▸ **What needs to be done**
Check every line for the word "this" and give the number of lines where it occurs, nothing else.
■ ■ ■
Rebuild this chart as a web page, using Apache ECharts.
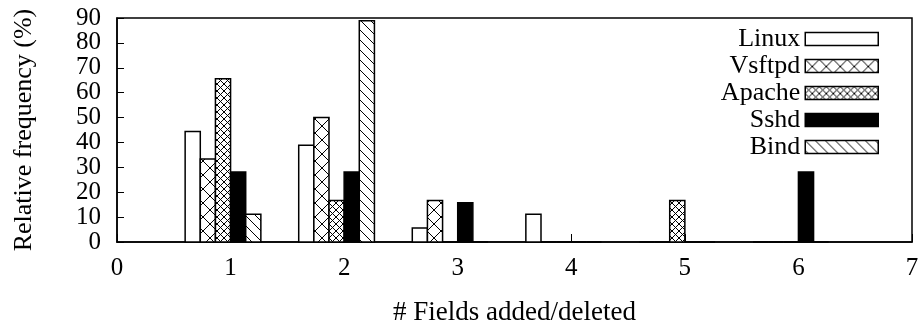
<!DOCTYPE html>
<html>
<head>
	<meta charset="UTF-8">
	<title></title>
	<style>
		html, body { margin: 0; padding: 0; background: #fff; }
	</style>
</head>
<body>
	<div id="chart-wrap" style="width: 924px; height: 327px;"></div>
</body>
<script>
// the font family given in the options does not reach the canvas here,
// so every font string set on a 2d context is forced to the serif face
(function () {
    var proto = CanvasRenderingContext2D.prototype;
    var desc = Object.getOwnPropertyDescriptor(proto, 'font');
    if (desc && desc.set) {
        Object.defineProperty(proto, 'font', {
            configurable: true,
            get: function () { return desc.get.call(this); },
            set: function (v) {
                var m = /(\d+(\.\d+)?)px/.exec(String(v));
                var size = m ? m[1] : '12';
                desc.set.call(this, size + 'px "Liberation Serif"');
            }
        });
    }
})();
</script>
<script src="https://cdn.jsdelivr.net/npm/echarts@6/dist/echarts.min.js"></script>
<script>
var chartDom = document.getElementById('chart-wrap');
var myChart = echarts.init(chartDom);

// number of fields added/deleted (x groups)
var groups = [1, 2, 3, 4, 5, 6];
var names = ['Linux', 'Vsftpd', 'Apache', 'Sshd', 'Bind'];

// relative frequency (%) per program
var linux  = [44.4, 38.9, 5.6, 11.1, 0, 0];
var vsftpd = [33.3, 50.0, 16.7, 0, 0, 0];
var apache = [65.6, 16.7, 0, 0, 16.7, 0];
var sshd   = [28.1, 28.1, 15.8, 0, 0, 28.1];
var bind   = [11.1, 88.9, 0, 0, 0, 0];

var allValues = [linux, vsftpd, apache, sshd, bind];

var FONT = 'Liberation Serif';
var barW = 2 / 15;      // width of one bar in x units
var startOff = -0.4;    // first bar starts 0.4 left of the group value

// hatch patterns drawn on small canvases
function makeTile(size, draw) {
    var c = document.createElement('canvas');
    c.width = size;
    c.height = size;
    var ctx = c.getContext('2d');
    ctx.fillStyle = '#fff';
    ctx.fillRect(0, 0, size, size);
    ctx.strokeStyle = '#000';
    ctx.lineWidth = 1;
    draw(ctx, size);
    return { image: c, repeat: 'repeat' };
}
function crossHatch(ctx, s) {
    ctx.beginPath();
    ctx.moveTo(-1, -1); ctx.lineTo(s + 1, s + 1);
    ctx.moveTo(s + 1, -1); ctx.lineTo(-1, s + 1);
    ctx.stroke();
}
var fills = [
    '#fff',
    makeTile(14, crossHatch),
    makeTile(7, crossHatch),
    '#000',
    makeTile(10, function (ctx, s) {
        ctx.beginPath();
        ctx.moveTo(-1, -1); ctx.lineTo(s + 1, s + 1);
        ctx.stroke();
    })
];

var series = [];
for (var i = 0; i < names.length; i++) {
    var data = [];
    for (var j = 0; j < groups.length; j++) {
        data.push([groups[j], allValues[i][j]]);
    }
    series.push({
        name: names[i],
        type: 'custom',
        data: data,
        itemStyle: { color: fills[i], borderColor: '#000', borderWidth: 1.5 },
        renderItem: (function (idx) {
            return function (params, api) {
                var x0 = api.value(0) + startOff + idx * barW;
                var p0 = api.coord([x0, api.value(1)]);
                var p1 = api.coord([x0 + barW, 0]);
                return {
                    type: 'rect',
                    shape: { x: p0[0], y: p0[1], width: p1[0] - p0[0], height: p1[1] - p0[1] },
                    style: { fill: fills[idx], stroke: '#000', lineWidth: 1.5 }
                };
            };
        })(i)
    });
}

var txt = function (size) {
    return { fontFamily: FONT, fontSize: size, color: '#000', fontWeight: 'normal' };
};

var option = {
    animation: false,
    textStyle: { fontFamily: FONT },
    grid: {
        left: 117,
        right: 12,
        top: 18,
        bottom: 85,
        outerBoundsMode: 'none',
        show: true,
        borderColor: '#000',
        borderWidth: 1.5
    },
    legend: {
        orient: 'vertical',
        right: 45,
        top: 26,
        padding: 0,
        align: 'right',
        itemWidth: 73,
        itemHeight: 13,
        itemGap: 1,
        selectedMode: false,
        textStyle: txt(26),
        data: names.map(function (n, i) {
            return {
                name: n,
                icon: 'rect',
                itemStyle: { color: fills[i], borderColor: '#000', borderWidth: 1.5 }
            };
        })
    },
    xAxis: {
        type: 'value',
        min: 0,
        max: 7,
        interval: 1,
        name: '# Fields added/deleted',
        nameLocation: 'middle',
        nameGap: 57,
        nameTextStyle: txt(27),
        axisLine: { show: true, lineStyle: { color: '#000', width: 1.5 } },
        axisTick: { show: true, inside: true, length: 8, lineStyle: { color: '#000', width: 1 } },
        axisLabel: txt(25),
        splitLine: { show: false }
    },
    yAxis: {
        type: 'value',
        min: 0,
        max: 90,
        interval: 10,
        name: 'Relative frequency (%)',
        nameLocation: 'middle',
        nameGap: 80,
        nameTextStyle: txt(26),
        axisLine: { show: true, lineStyle: { color: '#000', width: 1.5 } },
        axisTick: { show: true, inside: true, length: 7, lineStyle: { color: '#000', width: 1 } },
        axisLabel: txt(25),
        splitLine: { show: false }
    },
    series: series
};
option.xAxis.axisLabel.margin = 14;
option.yAxis.axisLabel.margin = 16;
option.yAxis.axisLabel.showMinLabel = true;
option.yAxis.axisLabel.showMaxLabel = true;
option.yAxis.axisLabel.hideOverlap = false;

myChart.setOption(option);
</script>
</html>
■ ■ ■
▸ **Finished exercise**
3